# JSF Download/Upload



## Rugosh (7. März 2010)

Hi,

ich bin leider noch ganz neu in dem Gebiet JSF und habe leider aber schon wieder eine Aufgabe unter Zeitdruck :-(.
Also wollte ich hier mal fragen ob jemand weiß wie man einen File-download mit URL in JSF macht und/oder wie man einen File-upload in besagtem realisiert.

Mfg Rugosh


----------



## Sentoo (9. März 2010)

Hallo Rugosh,

welche JSF Version + Libraries verwendest Du denn?
z.B.
JSF: My Faces 1.1.7
Libraries: Richfaces 3.3.3 & Primefaces 1.0

In den Libraries gibt es so etwas fertig.
Fileupload bei Richfaces oder hier eines der Primefaces Controls.

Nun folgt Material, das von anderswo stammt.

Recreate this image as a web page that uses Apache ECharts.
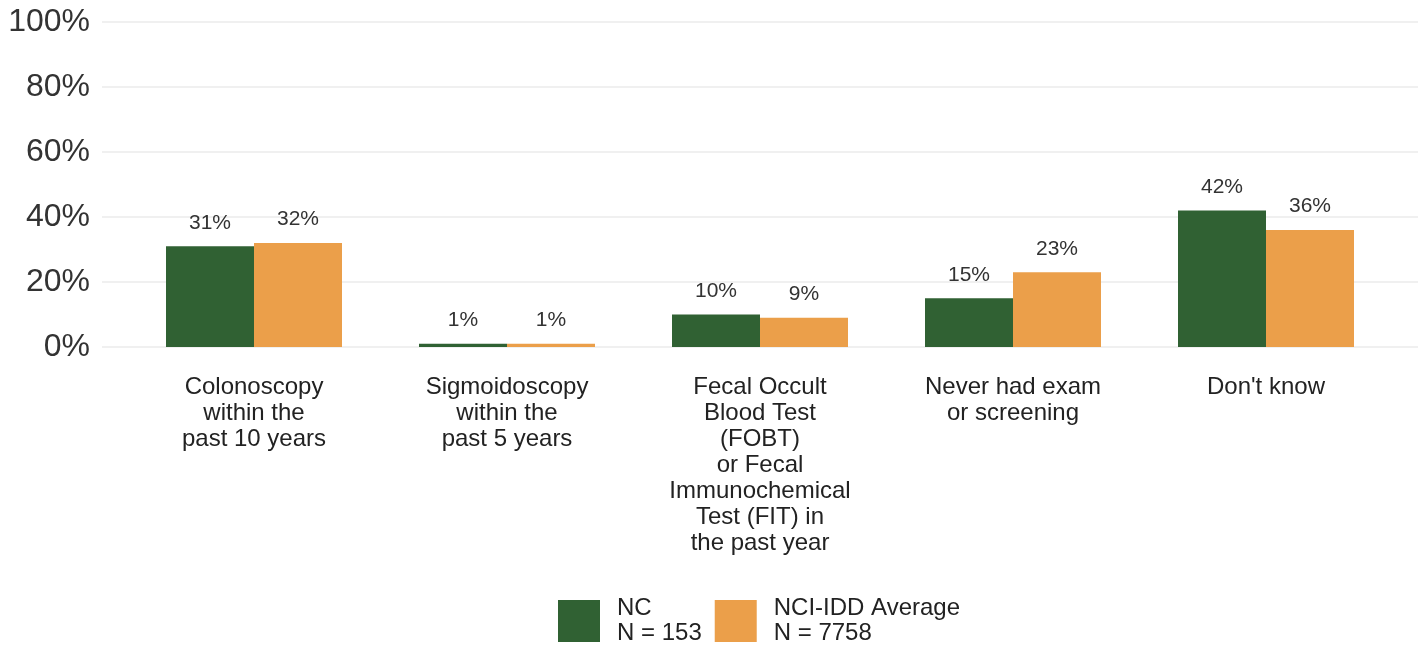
<!DOCTYPE html>
<html>
<head>
<meta charset="utf-8">
<style>
  html, body { margin: 0; padding: 0; background: #ffffff; }
  #chart { width: 1427px; height: 647px; }
</style>
<script src="https://cdn.jsdelivr.net/npm/echarts@6/dist/echarts.min.js"></script>
</head>
<body>
<div id="chart"></div>
<script>
// Colorectal screening responses, percent of respondents
const categories = [
  'Colonoscopy\nwithin the\npast 10 years',
  'Sigmoidoscopy\nwithin the\npast 5 years',
  'Fecal Occult\nBlood Test\n(FOBT)\nor Fecal\nImmunochemical\nTest (FIT) in\nthe past year',
  'Never had exam\nor screening',
  "Don't know"
];
const ncValues = [31, 1, 10, 15, 42];
const avgValues = [32, 1, 9, 23, 36];
const seriesNames = ['NC', 'NCI-IDD Average'];
const seriesCounts = ['N = 153', 'N = 7758'];
const yTicks = [0, 20, 40, 60, 80, 100];

const FONT = '"Liberation Sans", Arial, sans-serif';
const GREEN = '#306133';
const ORANGE = '#eb9f4a';

const chart = echarts.init(document.getElementById('chart'));

const labelStyle = {
  show: true,
  position: 'top',
  distance: 13,
  fontFamily: FONT,
  fontSize: 21,
  color: '#333333',
  formatter: p => p.value + '%'
};

chart.setOption({
  animation: false,
  textStyle: { fontFamily: FONT },
  grid: [
    // background grid: horizontal rules and percent ticks
    { left: 102, right: 9, top: 22, bottom: 300 },
    // bar area
    { left: 127.5, right: 34.5, top: 22, bottom: 300 }
  ],
  legend: {
    data: seriesNames,
    left: 553,
    top: 591,
    itemWidth: 42,
    itemHeight: 42,
    itemGap: 13,
    icon: 'rect',
    formatter: name => name + '\n' + seriesCounts[seriesNames.indexOf(name)],
    textStyle: {
      fontFamily: FONT,
      fontSize: 24,
      lineHeight: 25,
      color: '#222222',
      padding: [0, 0, 0, 12]
    }
  },
  xAxis: [
    {
      gridIndex: 0, type: 'category', data: [''],
      axisLine: { show: false }, axisTick: { show: false }, axisLabel: { show: false }
    },
    {
      gridIndex: 1, type: 'category', data: categories,
      axisLine: { show: false }, axisTick: { show: false },
      axisLabel: {
        interval: 0,
        margin: 27,
        fontFamily: FONT,
        fontSize: 24,
        lineHeight: 26,
        color: '#222222',
        align: 'center'
      }
    }
  ],
  yAxis: [
    {
      gridIndex: 0, type: 'value', min: 0, max: 100, interval: 20,
      axisLine: { show: false }, axisTick: { show: false },
      axisLabel: {
        margin: 12,
        fontFamily: FONT,
        fontSize: 32,
        color: '#333333',
        padding: [2, 0, 0, 0],
        formatter: v => (yTicks.includes(v) ? v + '%' : '')
      },
      splitLine: { show: true, lineStyle: { color: '#ebebeb', width: 1.5 } }
    },
    {
      gridIndex: 1, type: 'value', min: 0, max: 100, interval: 20,
      axisLine: { show: false }, axisTick: { show: false },
      axisLabel: { show: false }, splitLine: { show: false }
    }
  ],
  series: [
    {
      name: seriesNames[0], type: 'bar', xAxisIndex: 1, yAxisIndex: 1,
      data: ncValues, barWidth: 88, barGap: '0%',
      itemStyle: { color: GREEN },
      label: labelStyle
    },
    {
      name: seriesNames[1], type: 'bar', xAxisIndex: 1, yAxisIndex: 1,
      data: avgValues, barWidth: 88, barGap: '0%',
      itemStyle: { color: ORANGE },
      label: labelStyle
    }
  ]
});
</script>
</body>
</html>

Filedownload bei Richfaces oder bei Primefaces.

Edit 1:
Das Ganze geht natürlich auch mit den Referenz-Tags: http://onjava.com/pub/a/onjava/2005/07/13/jsfupload.html sieht nur nicht so hübsch aus.


----------



## Rugosh (9. März 2010)

Hi,

danke für die Antwort. Ich nutze im Moment nur das blanke JSF ohne Zusatz-Bibliotheken, werde aber so wie das aussieht noch Richfaces dazu holen um das einfach implementieren zu können.

Mfg Rugosh


----------